_Set problem_
Take the lines from the top down to and including the one with "objective = [40, 40, 40, 40, 40]" and repeat them exactly. Omit images.

_Provided data_
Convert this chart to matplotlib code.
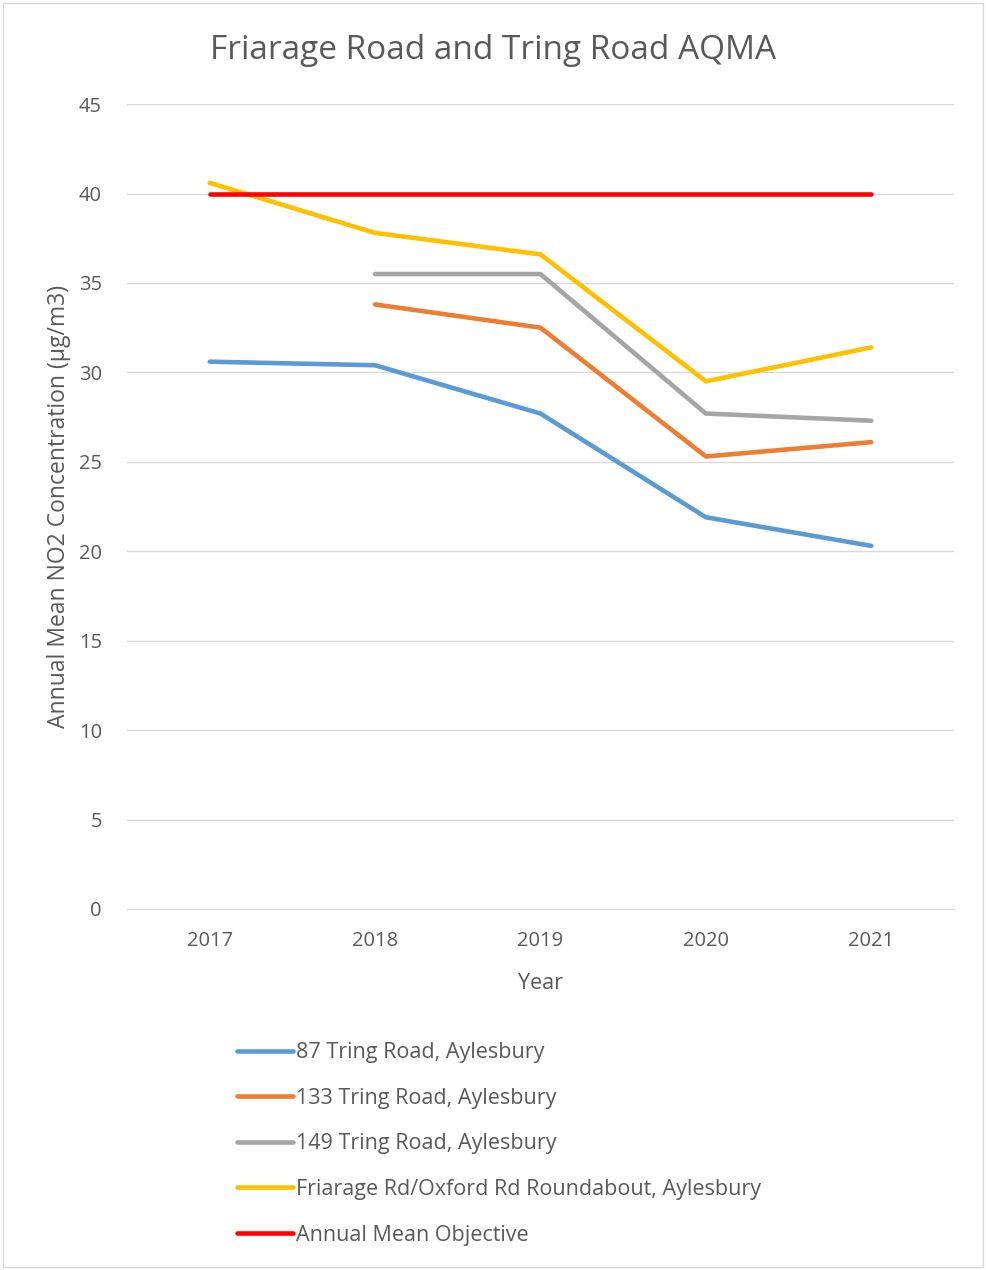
import numpy as np
import matplotlib
matplotlib.use("Agg")
import matplotlib.pyplot as plt
from matplotlib.patches import Rectangle

plt.rcParams['font.family'] = ['Open Sans', 'DejaVu Sans']

years = ['2017', '2018', '2019', '2020', '2021']
tring_87 = [30.6, 30.4, 27.7, 21.9, 20.3]
tring_133 = [np.nan, 33.8, 32.5, 25.3, 26.1]
tring_149 = [np.nan, 35.5, 35.5, 27.7, 27.3]
friarage = [40.6, 37.8, 36.6, 29.5, 31.4]
objective = [40, 40, 40, 40, 40]

series = [
    ("87 Tring Road, Aylesbury", tring_87, '#5B9BD5'),
    ("133 Tring Road, Aylesbury", tring_133, '#ED7D31'),
    ("149 Tring Road, Aylesbury", tring_149, '#A5A5A5'),
    ("Friarage Rd/Oxford Rd Roundabout, Aylesbury", friarage, '#FFC000'),
    ("Annual Mean Objective", objective, '#FF0000'),
]

txt = '#595959'

fig = plt.figure(figsize=(9.86, 12.7), dpi=100)
# light border round the chart
fig.patches.append(Rectangle((0.003, 0.002), 0.994, 0.996, transform=fig.transFigure,
                             fill=False, edgecolor='#D9D9D9', lw=1))
ax = fig.add_axes([0.1288, 0.2843, 0.8387, 0.6337])

x = np.arange(len(years))
handles = []
for name, vals, col in series:
    h, = ax.plot(x, vals, color=col, lw=3.3, solid_capstyle='round', label=name)
    handles.append(h)

ax.set_xlim(-0.5, len(years) - 0.5)
ax.set_ylim(0, 45)
ax.set_yticks(np.arange(0, 46, 5))
ax.set_xticks(x)
ax.set_xticklabels(years)
ax.grid(axis='y', color='#D9D9D9', lw=1)
ax.set_axisbelow(True)
for s in ['top', 'right', 'left']:
    ax.spines[s].set_visible(False)
ax.spines['bottom'].set_color('#D9D9D9')
ax.tick_params(length=0, colors=txt, labelsize=14.5)
ax.tick_params(axis='y', pad=18)
ax.tick_params(axis='x', pad=16)

ax.set_xlabel('Year', color=txt, fontsize=15.5, labelpad=16)
ax.set_ylabel('Annual Mean NO2 Concentration (µg/m3)', color=txt, fontsize=16.5, labelpad=6)
fig.text(0.5, 0.960, 'Friarage Road and Tring Road AQMA', ha='center', va='center',
         color=txt, fontsize=24)

fig.legend(handles=handles, loc='upper left', bbox_to_anchor=(0.2316, 0.186),
           frameon=False, fontsize=15.5, labelcolor=txt, handlelength=2.6,
           handletextpad=0.12, labelspacing=1.14, borderaxespad=0)

fig.savefig('out.png', dpi=100)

_Exercise result_
Convert this chart to matplotlib code.
import numpy as np
import matplotlib
matplotlib.use("Agg")
import matplotlib.pyplot as plt
from matplotlib.patches import Rectangle

plt.rcParams['font.family'] = ['Open Sans', 'DejaVu Sans']

years = ['2017', '2018', '2019', '2020', '2021']
tring_87 = [30.6, 30.4, 27.7, 21.9, 20.3]
tring_133 = [np.nan, 33.8, 32.5, 25.3, 26.1]
tring_149 = [np.nan, 35.5, 35.5, 27.7, 27.3]
friarage = [40.6, 37.8, 36.6, 29.5, 31.4]
objective = [40, 40, 40, 40, 40]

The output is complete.